S&P critica anche il fatto che la prevista riduzione del deficit pubblico italiano sarà il risultato di inasprimenti fiscali piuttosto che di riforme strutturali volte a ridurre la spesa.
Secondo Prodi, i downgrade di oggi sarebbero un non-evento. E’ vero solo a metà: quello di Fitch appare effettivamente un non-evento, quello di S&P è molto più minaccioso, soprattutto in prospettiva. Un eventuale, ulteriore declassamento del merito di credito italiano nei prossimi mesi, unito alla percezione da parte dei mercati (che oggi non c’è ancora, al di là lievi scostamenti dei differenziali d’interesse) che il paese non è in grado di ristrutturare il proprio modello di sviluppo economico e governare le dinamiche della propria spesa pubblica, rischierebbe di portare al precipitare della situazione, senza scomodare scenari argentini, ai quali non crediamo (ancora).

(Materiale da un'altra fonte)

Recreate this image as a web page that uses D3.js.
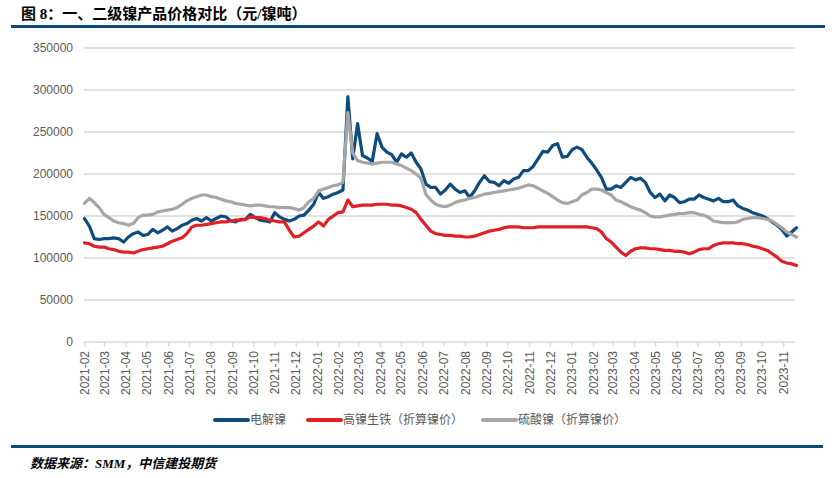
<!DOCTYPE html>
<html><head><meta charset="utf-8">
<script src="https://cdn.jsdelivr.net/npm/d3@7"></script>
<style>
html,body{margin:0;padding:0;background:#fff;}
svg{display:block;}
</style></head>
<body>
<svg id="chart" width="834" height="478"></svg>
<script>
// ---- data (weekly samples, unit: 元/镍吨, in thousands) ----
const firstWeek = "2021-02-01";
const stepDays = 7;
const seriesNames = ["电解镍", "高镍生铁（折算镍价）", "硫酸镍（折算镍价）"];
const electrolyticNickel = [
 147,138,123,122,123,123,124,123,119,125,129,131,127,128,134,130,133,137,132,135,
 139,141,145,147,144,148,144,147,150,149,144,143,146,146,152,148,145,144,143,154,
 149,146,144,146,150,151,157,164,178,171,173,176,178,181,292,218,260,222,219,215,
 248,232,226,223,214,224,220,225,214,206,188,184,184,176,181,188,182,178,180,172,
 180,190,198,191,190,186,192,189,194,196,204,204,209,218,227,226,234,236,220,221,
 229,232,229,220,213,205,196,182,182,186,184,190,196,193,195,190,178,172,176,168,
 175,172,166,167,170,170,175,172,170,168,171,167,167,169,162,159,157,154,152,150,
 147,143,139,134,126,131,136];
const nickelPigIron = [
 118,117,114,113,113,111,110,108,107,107,106,108,110,111,112,113,114,117,120,122,
 124,129,137,139,139,140,141,142,143,143,144,145,145,146,149,148,148,147,145,144,
 143,143,133,125,126,130,134,138,143,138,146,150,154,155,169,161,162,163,163,163,
 164,164,164,163,163,162,160,158,154,146,139,132,129,128,127,127,126,126,125,125,
 126,128,130,132,133,134,136,137,137,137,136,136,136,137,137,137,137,137,137,137,
 137,137,137,137,136,135,131,123,119,113,107,103,108,111,112,112,111,111,110,109,
 109,108,108,107,105,107,110,111,111,115,117,118,118,118,117,117,116,114,113,111,
 109,105,101,96,94,93,91];
const nickelSulfate = [
 165,171,166,160,152,148,144,142,141,139,141,148,151,151,152,155,156,157,158,160,
 164,168,171,173,175,175,173,172,170,168,167,165,164,163,162,163,163,162,161,161,
 160,160,160,159,157,160,167,171,180,182,184,186,187,190,273,225,216,214,213,212,
 213,214,214,214,212,210,207,204,200,195,176,169,164,162,161,163,166,168,169,171,
 172,174,176,177,178,179,180,181,182,183,185,187,186,183,180,177,173,169,166,165,
 167,169,175,178,182,182,181,178,175,169,167,164,161,159,157,154,150,149,149,150,
 151,152,153,153,154,154,152,151,148,144,143,142,142,142,143,146,147,148,148,147,
 146,144,140,136,131,128,125];
const yTicks = [0, 50000, 100000, 150000, 200000, 250000, 300000, 350000];
const colors = ["#0f4c7c", "#e01f27", "#a6a6a6"];

// ---- build ----
const parse = d3.timeParse("%Y-%m-%d");
const t0 = parse(firstWeek);
const dates = electrolyticNickel.map((_, i) => d3.timeDay.offset(t0, i * stepDays));
const series = [electrolyticNickel, nickelPigIron, nickelSulfate];

const svg = d3.select("#chart");

const x = d3.scaleTime().domain([dates[0], dates[dates.length - 1]]).range([84.5, 796.5]);
const y = d3.scaleLinear().domain([0, 350000]).range([342, 48]);

// title
svg.append("text").attr("x", 21).attr("y", 19)
  .attr("font-family", "'Liberation Serif','Noto Sans CJK SC',serif")
  .attr("font-weight", "bold").attr("font-size", 15).attr("fill", "#000")
  .text("图 8：一、二级镍产品价格对比（元/镍吨）");
svg.append("rect").attr("x", 11).attr("y", 25).attr("width", 814).attr("height", 3).attr("fill", "#0b4a78");

// gridlines
const xMax = 795;
svg.append("g").selectAll("line").data(yTicks.slice(1)).join("line")
  .attr("x1", 84).attr("x2", xMax)
  .attr("y1", d => y(d)).attr("y2", d => y(d))
  .attr("stroke", "#d9d9d9").attr("stroke-width", 1.3);

// y axis labels via axis
const yAxis = d3.axisLeft(y).tickValues(yTicks).tickFormat(d3.format("d")).tickSize(0).tickPadding(0);
const gy = svg.append("g").attr("transform", "translate(73,0)").call(yAxis);
gy.select(".domain").remove();
gy.selectAll("text").attr("font-family", "'Liberation Sans',Arial,sans-serif")
  .attr("font-size", 12).attr("fill", "#595959");

// x axis
const months = d3.timeMonth.range(d3.timeMonth.ceil(dates[0]), dates[dates.length - 1]);
const xAxis = d3.axisBottom(x).tickValues(months).tickFormat(d3.timeFormat("%Y-%m")).tickSize(5).tickSizeOuter(0);
const gx = svg.append("g").attr("transform", "translate(0,342)").call(xAxis);
gx.select(".domain").attr("stroke", "#d9d9d9").attr("stroke-width", 1.3).attr("d", `M84,0H${xMax}`);
gx.selectAll(".tick line").attr("stroke", "#d9d9d9").attr("stroke-width", 1.2);
gx.selectAll("text")
  .attr("font-family", "'Liberation Sans',Arial,sans-serif")
  .attr("font-size", 12).attr("fill", "#595959")
  .attr("text-anchor", "end").attr("dy", "0.35em")
  .attr("transform", "translate(0,3) rotate(-90)")
  .attr("x", -6).attr("y", 0);

// lines
const line = d3.line().x((d, i) => x(dates[i])).y(d => y(d * 1000)).curve(d3.curveLinear);
series.forEach((s, k) => {
  svg.append("path").datum(s).attr("d", line)
    .attr("fill", "none").attr("stroke", colors[k]).attr("stroke-width", 3.2)
    .attr("stroke-linejoin", "round").attr("stroke-linecap", "round");
});

// legend
const legendX = [215, 308, 483];
const lg = svg.append("g");
seriesNames.forEach((n, k) => {
  lg.append("line").attr("x1", legendX[k]).attr("x2", legendX[k] + 33)
    .attr("y1", 420).attr("y2", 420).attr("stroke", colors[k]).attr("stroke-width", 4)
    .attr("stroke-linecap", "round");
  lg.append("text").attr("x", legendX[k] + 35).attr("y", 420).attr("dy", "0.36em")
    .attr("font-family", "'Noto Sans CJK SC',sans-serif").attr("font-size", 12)
    .attr("fill", "#595959").text(n);
});

// footer
svg.append("rect").attr("x", 11).attr("y", 445).attr("width", 812).attr("height", 3).attr("fill", "#0b4a78");
svg.append("text").attr("x", 30).attr("y", 468)
  .attr("font-family", "'Liberation Serif','Noto Sans CJK SC',serif")
  .attr("font-weight", "bold").attr("font-style", "italic").attr("font-size", 13).attr("fill", "#000")
  .text("数据来源：SMM，中信建投期货");
</script>
</body></html>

Ciò che conta è che il governo prenda consapevolezza che la manovra deve vertere su tagli strutturali di spesa e non su inasprimenti generalizzati di imposte. Ma questo non accadrà, statene certi.
Sarà politicamente molto facile per il governo e la maggioranza (o ampia parte di essa), nelle prossime ore e giorni, sposare le argomentazioni di Fitch. Ma, come non ripeteremo mai abbastanza, non c’è nulla di più vendicativo dell’economia. Per parte nostra, siamo sempre così illusi da sperare in un’improvvisa resipiscenza di qualche bello guaglione (ad esempio), tale da condurre alla riscrittura della manovra su basi meno beceramente demagogiche.
P.S. Si attendono le elaborazioni culturali dei piccoli giapponesi di Rifondazione e degli economisti in erba che continuano a difendere su basi antropologicamente e moralmente superiori l’impianto ideologico di questa manovra. La Playstation ora funziona perfettamente, approfittatene.